● **Task instructions**: Pictures stay out of this copy, which runs from the first line of the material through the line containing "const seriesNames = ['3-Piece', 'M-976', 'IFCT'];".
• • • • •
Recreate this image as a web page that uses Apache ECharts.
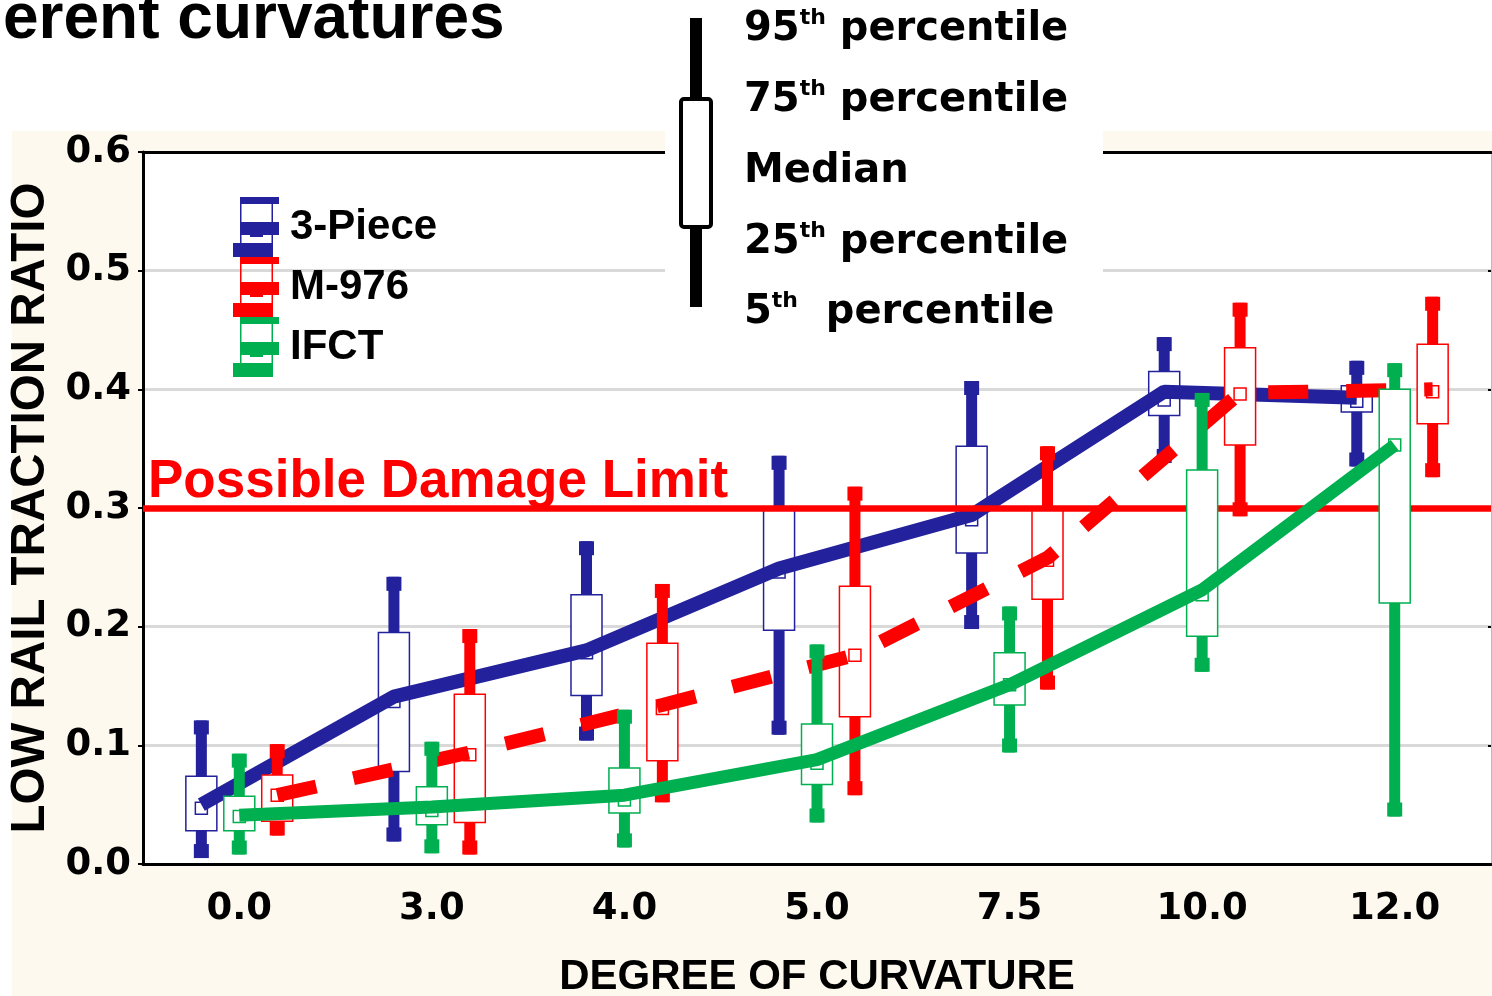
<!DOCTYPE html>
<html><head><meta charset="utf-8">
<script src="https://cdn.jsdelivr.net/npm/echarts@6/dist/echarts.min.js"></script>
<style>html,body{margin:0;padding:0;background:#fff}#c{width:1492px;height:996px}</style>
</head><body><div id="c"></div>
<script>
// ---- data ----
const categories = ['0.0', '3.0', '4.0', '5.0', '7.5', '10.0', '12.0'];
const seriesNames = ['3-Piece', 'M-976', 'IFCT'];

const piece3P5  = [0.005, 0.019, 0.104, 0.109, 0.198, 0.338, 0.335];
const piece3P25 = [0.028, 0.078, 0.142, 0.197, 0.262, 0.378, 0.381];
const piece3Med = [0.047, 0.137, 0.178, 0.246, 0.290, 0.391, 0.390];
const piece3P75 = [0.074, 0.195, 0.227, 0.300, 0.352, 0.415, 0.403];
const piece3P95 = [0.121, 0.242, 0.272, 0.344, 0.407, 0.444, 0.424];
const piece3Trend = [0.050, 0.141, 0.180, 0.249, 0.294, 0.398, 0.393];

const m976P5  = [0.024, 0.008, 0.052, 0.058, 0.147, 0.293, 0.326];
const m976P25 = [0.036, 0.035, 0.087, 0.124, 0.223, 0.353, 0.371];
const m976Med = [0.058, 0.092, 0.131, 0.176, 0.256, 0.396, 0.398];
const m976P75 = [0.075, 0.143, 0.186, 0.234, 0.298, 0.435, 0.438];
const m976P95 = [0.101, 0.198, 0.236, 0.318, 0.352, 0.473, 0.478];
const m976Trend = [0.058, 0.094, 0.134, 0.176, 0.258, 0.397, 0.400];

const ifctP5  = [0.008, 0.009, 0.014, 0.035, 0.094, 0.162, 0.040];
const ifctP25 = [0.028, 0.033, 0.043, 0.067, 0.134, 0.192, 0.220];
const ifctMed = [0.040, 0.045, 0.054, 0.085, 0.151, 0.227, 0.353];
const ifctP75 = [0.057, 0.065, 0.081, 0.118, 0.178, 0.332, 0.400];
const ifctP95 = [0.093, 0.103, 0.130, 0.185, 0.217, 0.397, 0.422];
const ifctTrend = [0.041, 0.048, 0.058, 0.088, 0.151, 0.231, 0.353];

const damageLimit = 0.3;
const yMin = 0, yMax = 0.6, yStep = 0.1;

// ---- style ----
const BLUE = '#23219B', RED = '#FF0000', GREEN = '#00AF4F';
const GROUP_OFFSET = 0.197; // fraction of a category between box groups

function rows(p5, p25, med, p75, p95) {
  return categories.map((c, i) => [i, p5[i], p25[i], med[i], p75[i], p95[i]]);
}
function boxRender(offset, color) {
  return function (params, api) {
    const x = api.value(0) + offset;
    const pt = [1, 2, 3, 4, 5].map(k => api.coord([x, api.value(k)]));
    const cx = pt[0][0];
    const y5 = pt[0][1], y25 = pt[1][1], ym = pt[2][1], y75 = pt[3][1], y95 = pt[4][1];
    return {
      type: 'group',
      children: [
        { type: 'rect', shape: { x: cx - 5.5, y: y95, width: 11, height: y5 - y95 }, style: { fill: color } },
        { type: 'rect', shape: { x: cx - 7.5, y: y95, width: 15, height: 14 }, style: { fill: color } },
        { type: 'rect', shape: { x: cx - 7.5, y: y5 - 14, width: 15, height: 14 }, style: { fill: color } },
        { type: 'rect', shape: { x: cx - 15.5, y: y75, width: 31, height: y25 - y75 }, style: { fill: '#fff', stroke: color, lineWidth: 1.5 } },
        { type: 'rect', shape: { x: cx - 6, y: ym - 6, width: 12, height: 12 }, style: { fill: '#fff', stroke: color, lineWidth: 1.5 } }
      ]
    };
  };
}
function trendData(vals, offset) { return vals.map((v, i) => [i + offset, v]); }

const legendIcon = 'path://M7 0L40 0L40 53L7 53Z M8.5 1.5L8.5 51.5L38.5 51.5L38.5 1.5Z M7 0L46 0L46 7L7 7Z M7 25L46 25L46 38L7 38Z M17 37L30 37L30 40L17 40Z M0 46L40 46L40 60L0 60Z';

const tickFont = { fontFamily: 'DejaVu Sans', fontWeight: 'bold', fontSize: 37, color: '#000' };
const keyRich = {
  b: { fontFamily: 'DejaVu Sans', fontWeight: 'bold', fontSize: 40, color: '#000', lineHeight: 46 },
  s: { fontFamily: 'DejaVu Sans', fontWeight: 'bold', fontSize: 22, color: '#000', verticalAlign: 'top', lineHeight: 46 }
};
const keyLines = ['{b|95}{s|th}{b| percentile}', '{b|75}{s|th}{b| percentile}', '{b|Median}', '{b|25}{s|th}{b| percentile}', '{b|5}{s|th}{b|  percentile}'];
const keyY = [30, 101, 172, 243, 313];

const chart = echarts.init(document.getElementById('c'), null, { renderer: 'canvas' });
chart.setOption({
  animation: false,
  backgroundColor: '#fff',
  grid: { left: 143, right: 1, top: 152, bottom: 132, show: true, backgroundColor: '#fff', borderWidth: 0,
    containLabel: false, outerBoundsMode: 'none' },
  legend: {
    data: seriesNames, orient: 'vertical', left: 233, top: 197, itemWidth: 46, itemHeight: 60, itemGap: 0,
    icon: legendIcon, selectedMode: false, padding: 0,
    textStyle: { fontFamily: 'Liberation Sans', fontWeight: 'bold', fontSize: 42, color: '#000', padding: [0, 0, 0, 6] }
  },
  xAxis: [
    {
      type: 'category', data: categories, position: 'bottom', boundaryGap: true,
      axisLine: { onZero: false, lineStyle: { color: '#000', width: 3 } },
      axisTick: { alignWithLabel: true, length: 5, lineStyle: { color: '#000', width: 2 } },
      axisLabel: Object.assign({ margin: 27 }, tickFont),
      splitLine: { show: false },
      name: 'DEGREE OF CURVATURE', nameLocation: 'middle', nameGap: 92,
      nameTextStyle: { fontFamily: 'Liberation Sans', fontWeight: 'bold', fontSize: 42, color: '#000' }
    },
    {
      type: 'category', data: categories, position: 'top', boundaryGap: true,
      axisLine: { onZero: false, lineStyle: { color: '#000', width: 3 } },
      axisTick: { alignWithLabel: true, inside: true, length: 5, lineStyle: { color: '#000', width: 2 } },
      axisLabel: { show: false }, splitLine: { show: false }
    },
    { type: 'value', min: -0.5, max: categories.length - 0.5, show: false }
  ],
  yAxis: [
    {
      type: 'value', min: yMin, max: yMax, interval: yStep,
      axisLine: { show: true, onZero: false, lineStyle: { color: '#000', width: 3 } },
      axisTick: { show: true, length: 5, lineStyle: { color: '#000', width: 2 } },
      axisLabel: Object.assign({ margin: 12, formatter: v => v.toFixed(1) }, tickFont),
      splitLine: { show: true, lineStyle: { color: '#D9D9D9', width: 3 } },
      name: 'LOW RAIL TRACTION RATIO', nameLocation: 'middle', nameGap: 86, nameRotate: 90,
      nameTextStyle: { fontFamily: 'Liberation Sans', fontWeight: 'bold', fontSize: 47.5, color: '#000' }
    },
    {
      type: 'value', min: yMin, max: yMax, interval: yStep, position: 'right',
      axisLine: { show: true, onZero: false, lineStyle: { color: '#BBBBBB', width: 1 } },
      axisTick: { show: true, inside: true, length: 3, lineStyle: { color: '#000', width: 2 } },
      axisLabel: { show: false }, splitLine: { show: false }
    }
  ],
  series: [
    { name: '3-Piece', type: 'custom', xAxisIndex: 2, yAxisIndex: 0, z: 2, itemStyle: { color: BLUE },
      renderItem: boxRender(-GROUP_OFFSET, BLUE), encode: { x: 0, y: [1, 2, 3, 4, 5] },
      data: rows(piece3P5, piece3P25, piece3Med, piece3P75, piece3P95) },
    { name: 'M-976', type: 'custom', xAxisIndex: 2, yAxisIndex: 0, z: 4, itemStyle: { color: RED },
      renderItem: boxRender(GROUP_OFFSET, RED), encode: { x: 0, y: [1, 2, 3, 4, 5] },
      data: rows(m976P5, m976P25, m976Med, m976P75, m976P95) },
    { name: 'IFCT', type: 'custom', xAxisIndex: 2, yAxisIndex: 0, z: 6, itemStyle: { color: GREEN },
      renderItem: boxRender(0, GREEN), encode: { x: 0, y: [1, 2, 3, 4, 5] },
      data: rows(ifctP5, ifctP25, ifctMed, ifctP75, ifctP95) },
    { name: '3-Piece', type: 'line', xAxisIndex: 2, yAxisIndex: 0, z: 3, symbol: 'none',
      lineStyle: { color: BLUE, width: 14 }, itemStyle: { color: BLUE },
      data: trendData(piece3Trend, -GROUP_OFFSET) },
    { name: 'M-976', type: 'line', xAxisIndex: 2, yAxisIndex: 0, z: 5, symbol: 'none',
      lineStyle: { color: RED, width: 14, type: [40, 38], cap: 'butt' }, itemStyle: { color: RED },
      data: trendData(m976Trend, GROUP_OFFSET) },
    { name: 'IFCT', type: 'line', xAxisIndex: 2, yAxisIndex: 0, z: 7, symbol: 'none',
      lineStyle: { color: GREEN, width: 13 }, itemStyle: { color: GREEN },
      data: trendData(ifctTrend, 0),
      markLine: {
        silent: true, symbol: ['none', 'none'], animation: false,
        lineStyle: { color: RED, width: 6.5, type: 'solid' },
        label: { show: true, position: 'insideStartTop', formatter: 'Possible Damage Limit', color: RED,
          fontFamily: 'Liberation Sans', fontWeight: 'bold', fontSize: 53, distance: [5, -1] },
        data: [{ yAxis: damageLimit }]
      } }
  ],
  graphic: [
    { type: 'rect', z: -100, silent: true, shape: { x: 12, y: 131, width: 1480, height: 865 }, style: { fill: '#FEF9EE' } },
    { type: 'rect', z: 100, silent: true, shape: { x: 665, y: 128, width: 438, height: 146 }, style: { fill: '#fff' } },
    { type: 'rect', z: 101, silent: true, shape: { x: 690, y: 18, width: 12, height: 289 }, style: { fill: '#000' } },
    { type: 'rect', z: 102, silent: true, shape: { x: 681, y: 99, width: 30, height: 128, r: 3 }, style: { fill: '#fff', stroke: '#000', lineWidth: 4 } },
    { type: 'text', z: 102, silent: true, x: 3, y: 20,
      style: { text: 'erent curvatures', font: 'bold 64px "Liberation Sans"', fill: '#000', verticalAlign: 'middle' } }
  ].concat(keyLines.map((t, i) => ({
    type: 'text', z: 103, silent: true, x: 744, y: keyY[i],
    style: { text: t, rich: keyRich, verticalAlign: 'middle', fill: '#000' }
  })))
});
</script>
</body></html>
• • • • •
● **Response**:
Recreate this image as a web page that uses Apache ECharts.
<!DOCTYPE html>
<html><head><meta charset="utf-8">
<script src="https://cdn.jsdelivr.net/npm/echarts@6/dist/echarts.min.js"></script>
<style>html,body{margin:0;padding:0;background:#fff}#c{width:1492px;height:996px}</style>
</head><body><div id="c"></div>
<script>
// ---- data ----
const categories = ['0.0', '3.0', '4.0', '5.0', '7.5', '10.0', '12.0'];
const seriesNames = ['3-Piece', 'M-976', 'IFCT'];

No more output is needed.